What Does "Empirical" Mean?
Empirical describes an equation, correlation, or model derived by fitting mathematical functions to measured data rather than by derivation from physical first principles. Empirical correlations express observed regularities in data without necessarily explaining the underlying mechanism. They are pervasive in petroleum engineering because many reservoir processes are too mathematically complex for exact analytical treatment. Key limitations: empirical correlations are only reliable within the range of the original calibration data (their "range of applicability"), and extrapolating them beyond this range can produce large, unrecognized errors. Examples include the Wyllie time-average sonic porosity equation, the Arps decline curve equations, and the Standing PVT correlations for crude oil properties.
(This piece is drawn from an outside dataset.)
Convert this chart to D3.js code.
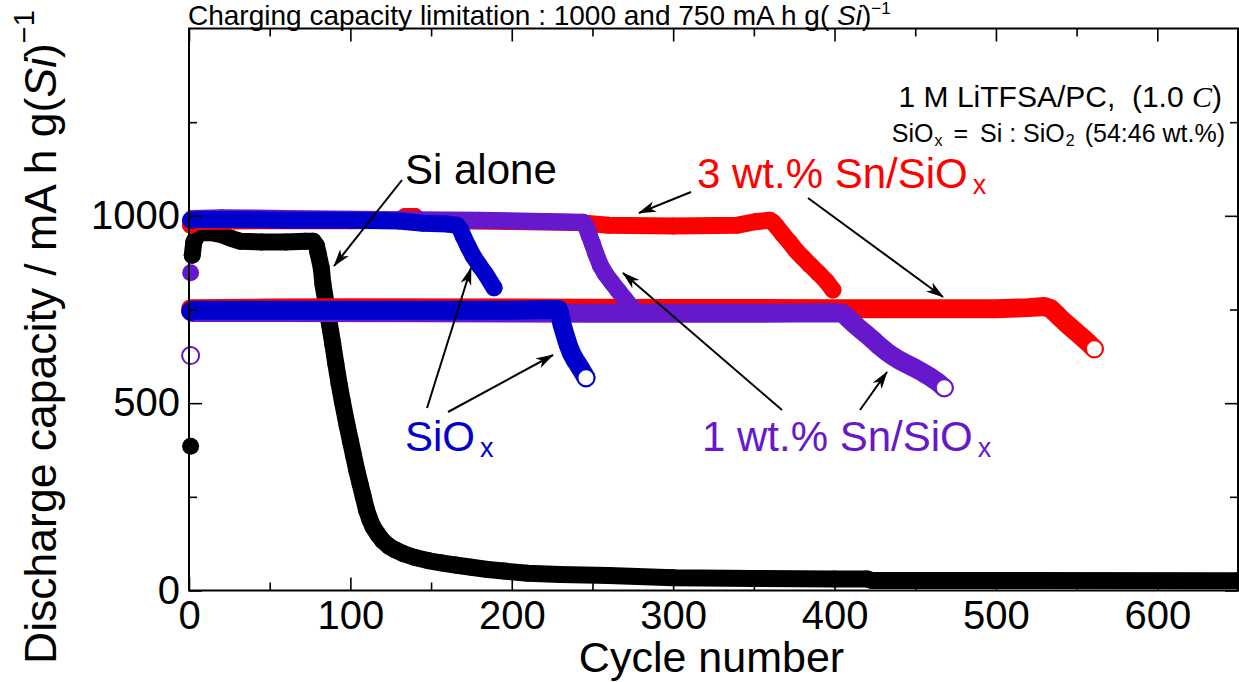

Synonyms and Related Terminology
Empirical is contrasted with analytical (derived from first principles) and semi-empirical (physically-derived functional form with empirically-fitted coefficients). Empirical relationships are also called correlations, empirical correlations, or regression equations. Related terms include correlation (a statistical measure of the linear relationship between two variables, ranging from -1 (perfect negative linear relationship) to +1 (perfect positive linear relationship); also used informally in petroleum engineering to describe any empirical equation that predicts one variable from another, regardless of whether the relationship is linear or mechanistically understood), decline curve (an empirical production forecasting method that fits the Arps exponential, hyperbolic, or harmonic mathematical forms to the observed production decline history of a well and extrapolates to predict future production and ultimate recovery; derived from observed production patterns, not from reservoir flow equations), PVT correlation (an empirical equation for predicting pressure-volume-temperature properties of reservoir fluids (bubble point, formation volume factor, gas-oil ratio, viscosity) from readily measured fluid characteristics (API gravity, gas specific gravity, temperature, pressure); derived from regression analysis of laboratory measurements on crude oil samples from a specific regional dataset), range of applicability (the minimum and maximum values of each input variable within which an empirical correlation was calibrated and within which it can be expected to provide reliable predictions; extrapolation beyond the range of applicability is a common source of significant error in petroleum engineering calculations), and regression (the statistical method of fitting a mathematical function to a set of measured data points by minimizing the sum of squared differences between the fitted values and the measured values; the primary computational tool for developing empirical correlations from laboratory or field data).